The trail is 5.4 km long and is situated in Sakunami (Sendai, Miyagi Prefecture) right behind Okunikkawa station on the Senzan Line. You can also get there by car by taking route 48 from Sendai towards Yamagata. The entrance to a dirt road leading to it is on the left handside after a small bridge called Aioi (in Roman letters) and right before the Sakunami Hot Springs, with a sign indicating Okunikkawa in Japanese, but it’s hard to spot. You can get a map of the trail at a restaurant called Okunikkawa Shokudou when you get there.



2006-07-22 (Sat): The yellow line shows the part of the trail we walked. It took us about two hours to make it (approximately 2 km – walking time only). There are two bridges to cross, many slippery stairs, and two narrow ledges. We came back using the regular road (loop on the right).

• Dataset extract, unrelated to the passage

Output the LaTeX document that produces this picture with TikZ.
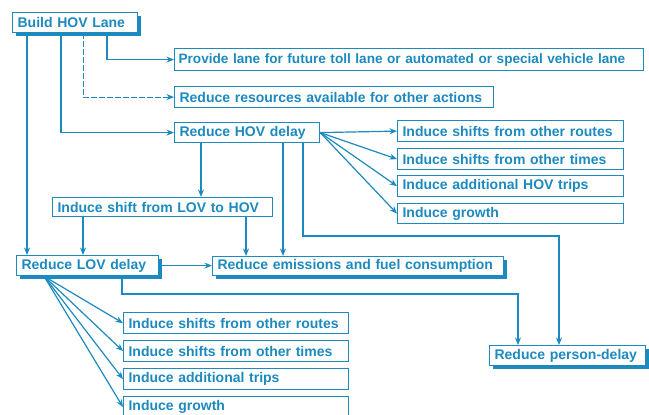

2006-07-26 (Wed): The pink line shows the part of the trail we walked on that day. We walked a distance of about 5 km round trip (2 hours 15 minutes to go, 1 hour 20 minutes to come back – walking time only). There are five bridges to cross, and the trail gets more difficult after the second bridge, from a landmark called “The Great Stone” . There are many slippery stairs and narrow ledges, a ladder, and even a stream to cross by foot. The trail is not very well marked, mainly with yellow and white paint on the rocks. It is confusing at times, and at one point the trail literally disappears due to the abundant vegetation. We were quite tired after a couple of hours, and instead of coming back as originally planned, we decided to walk all the way to the end of the trail where we hoped to catch a train to come back. However, we were lucky enough to find a man fishing who told us that that station was not in use, so the only way back was to take the way we came from. Worried that we wouldn’t make it before dark, we regained enough energy to make it back in much less time it took to go.